75% are still in employment or training twelve months later
Spear’s statistics state that of those who graduate from the course, 75% are still in employment or training twelve months later. A very high employment rate given the background of those taking the course, and one that should be applauded. In fact, the six-week employment-training course was highly commended by the CAF Charity of the Year Awards 2008 and also by the Centre for Social Justice Awards for 2009.
In addition ‘Spear-Head’ was implemented in 2010. This professional recruitment service aims to encourage businesses to create new employment opportunities for young people.

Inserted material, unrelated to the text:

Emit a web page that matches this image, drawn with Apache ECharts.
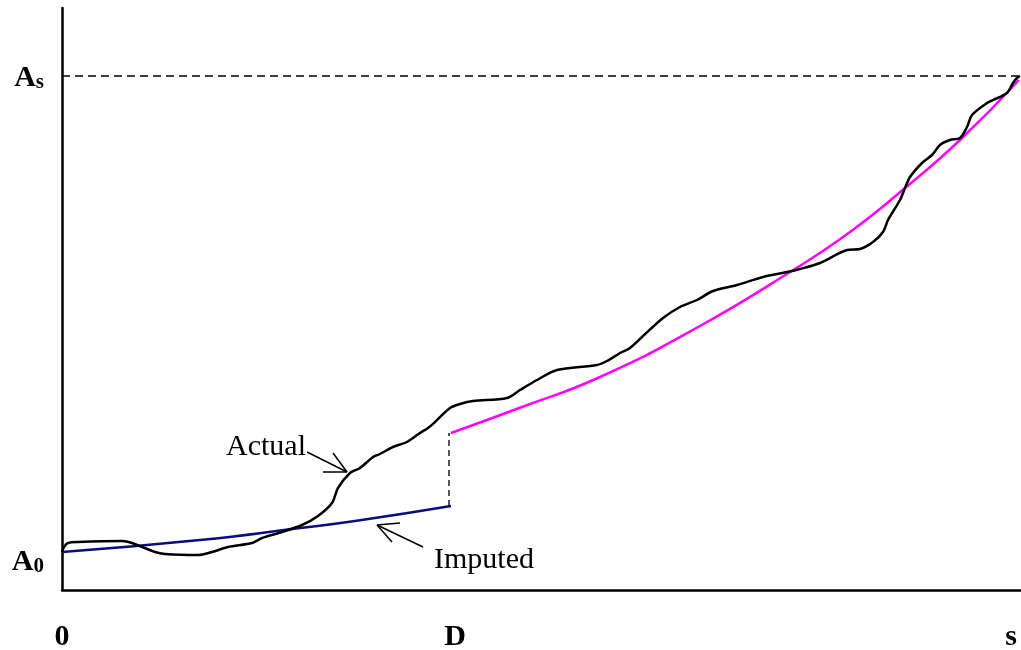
<!DOCTYPE html>
<html>
<head>
<meta charset="utf-8">
<script src="https://cdn.jsdelivr.net/npm/echarts@6/dist/echarts.min.js"></script>
<style>
  html, body { margin: 0; padding: 0; background: #fff; }
  #chart { width: 1021px; height: 650px; }
</style>
</head>
<body>
<div id="chart"></div>
<script>
// x runs from 0 to s, y from the axis up
const actual = [
  [0, 38], [2, 43], [6, 47], [16, 48], [60, 49], [70, 47], [93, 38], [103, 36],
  [136, 35], [150, 38], [166, 43], [190, 47], [200, 52], [220, 58], [240, 65],
  [256, 74], [270, 87], [276, 102], [288, 117], [298, 122], [311, 133], [318, 136],
  [331, 143], [345, 148], [358, 157], [366, 162], [373, 168], [388, 182], [398, 186],
  [411, 189], [445, 192], [458, 200], [475, 210], [495, 220], [535, 225], [545, 229],
  [558, 237], [568, 242], [580, 253], [601, 272], [618, 283], [635, 290], [651, 299],
  [675, 305], [701, 313], [725, 318], [738, 321], [758, 327], [785, 340], [798, 341],
  [811, 348], [821, 358], [826, 370], [838, 390], [843, 402], [848, 413], [860, 427],
  [870, 435], [878, 445], [888, 450], [898, 452], [905, 463], [910, 475], [925, 487],
  [931, 490], [945, 497], [951, 507], [955, 512], [958, 514]
]
const imputed = [[0, 38], [138, 50], [238, 62], [293, 69], [389, 84]]
const projected = [
  [389, 157], [460, 183], [538, 213], [638, 264], [728, 318],
  [788, 358], [843, 402], [898, 450], [957, 510]
]
const gapLine = [[387, 84], [387, 157]]
const asLevel = [[0, 514], [957, 514]]

const xTickValues = [0, 393, 949]
const xTickLabels = ['0', 'D', 's']
const yTickValues = [28, 512]
const yTickLabels = [['A', '0'], ['A', 's']]

const notes = [[204, 143, 'Actual'], [422, 30, 'Imputed']]
const arrows = [
  // Actual arrow: shaft, two arms
  [[245, 138], [285, 118]], [[271, 137], [285, 118]], [[261, 118], [285, 118]],
  // Imputed arrow
  [[361, 43], [315, 65]], [[338, 67], [315, 65]], [[330, 48], [315, 65]]
]

const serif = '"Liberation Serif", "DejaVu Serif", serif'

const chart = echarts.init(document.getElementById('chart'))

const option = {
  animation: false,
  grid: { left: 62, right: 0, top: 8, bottom: 60, outerBoundsMode: 'none', containLabel: false },
  xAxis: {
    type: 'value',
    min: 0,
    max: 959,
    axisLine: { lineStyle: { color: '#000', width: 2.5 } },
    axisTick: { show: false },
    splitLine: { show: false },
    axisLabel: {
      customValues: xTickValues,
      margin: 32,
      color: '#000',
      fontFamily: serif,
      fontWeight: 'bold',
      fontSize: 30,
      formatter: v => xTickLabels[xTickValues.indexOf(v)]
    }
  },
  yAxis: {
    type: 'value',
    min: 0,
    max: 582,
    axisLine: { lineStyle: { color: '#000', width: 2.5 } },
    axisTick: { show: false },
    splitLine: { show: false },
    axisLabel: {
      customValues: yTickValues,
      margin: 18,
      formatter: v => {
        const t = yTickLabels[yTickValues.indexOf(v)]
        return '{a|' + t[0] + '}{sub|' + t[1] + '}'
      },
      rich: {
        a: { fontFamily: serif, fontWeight: 'bold', fontSize: 30, lineHeight: 30, color: '#000' },
        sub: { fontFamily: serif, fontWeight: 'bold', fontSize: 21, lineHeight: 21, color: '#000', verticalAlign: 'bottom' }
      }
    }
  },
  series: [
    {
      name: 'As level',
      type: 'line',
      data: asLevel,
      symbol: 'none',
      lineStyle: { color: '#000', width: 1.5, type: [8, 5] }
    },
    {
      name: 'Gap',
      type: 'line',
      data: gapLine,
      symbol: 'none',
      lineStyle: { color: '#555', width: 2, type: [6, 4] }
    },
    {
      name: 'Imputed',
      type: 'line',
      data: imputed,
      symbol: 'none',
      smooth: true,
      lineStyle: { color: '#0c0c80', width: 2.5 }
    },
    {
      name: 'Projected',
      type: 'line',
      data: projected,
      symbol: 'none',
      smooth: 0.5,
      lineStyle: { color: '#ff00ff', width: 2.5 }
    },
    {
      name: 'Actual',
      type: 'line',
      data: actual,
      symbol: 'none',
      smooth: 0.3,
      lineStyle: { color: '#000', width: 2.5 },
      markLine: {
        silent: true,
        symbol: ['none', 'none'],
        label: { show: false },
        lineStyle: { color: '#000', width: 1.5, type: 'solid' },
        data: arrows.map(a => [{ coord: a[0] }, { coord: a[1] }])
      }
    },
    {
      name: 'Notes',
      type: 'scatter',
      data: notes,
      symbolSize: 0,
      itemStyle: { opacity: 1 },
      label: {
        show: true,
        position: 'inside',
        color: '#000',
        opacity: 1,
        textBorderWidth: 0,
        fontFamily: serif,
        fontSize: 30,
        formatter: p => p.data[2]
      }
    }
  ]
}

chart.setOption(option)
</script>
</body>
</html>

Following on from this, in 2011 they also launched Spear Solutions, a consultancy offering coaching to mid to lower-level managers and employees in soft skills such as attitude, communications and values to enhance organisational morale, performance and retention of staff.
What did I witness at Spear during one short evening? A group of young people who had signed up feeling desperate and disillusioned six weeks previously. I saw a strong bond that had been formed between them and felt the sense of empowerment and motivation that the Spear tutors had given them, which had obviously been embraced, and they were now empowering each other.
A genuine look of elation
I saw young people stand up one by one to tell the audience a little bit of their story, how they had felt abandoned, let down, had taken to drugs or turned to crime and how positive they now felt about the future after spending time at Spear. Some announced on that night they had just gained employment, and there was a genuine look of elation on their faces (and rightly so).
We should all open our eyes to organisations such as Spear and if possible get off our backsides to help wherever we can. Lord knows we can’t leave it to the government, at least not this one. There’s the obvious financial help that could be given, but more importantly, there is also time you can give to this or other organisations like it. You can get involved as a business or as an individual, help with mock interviews or even offer a chance of employment. If you manage to attend a graduation evening, I guarantee it will not just open your eyes.
After wiping away a tear, it will give you a fresh pair to see what’s actually happening out there.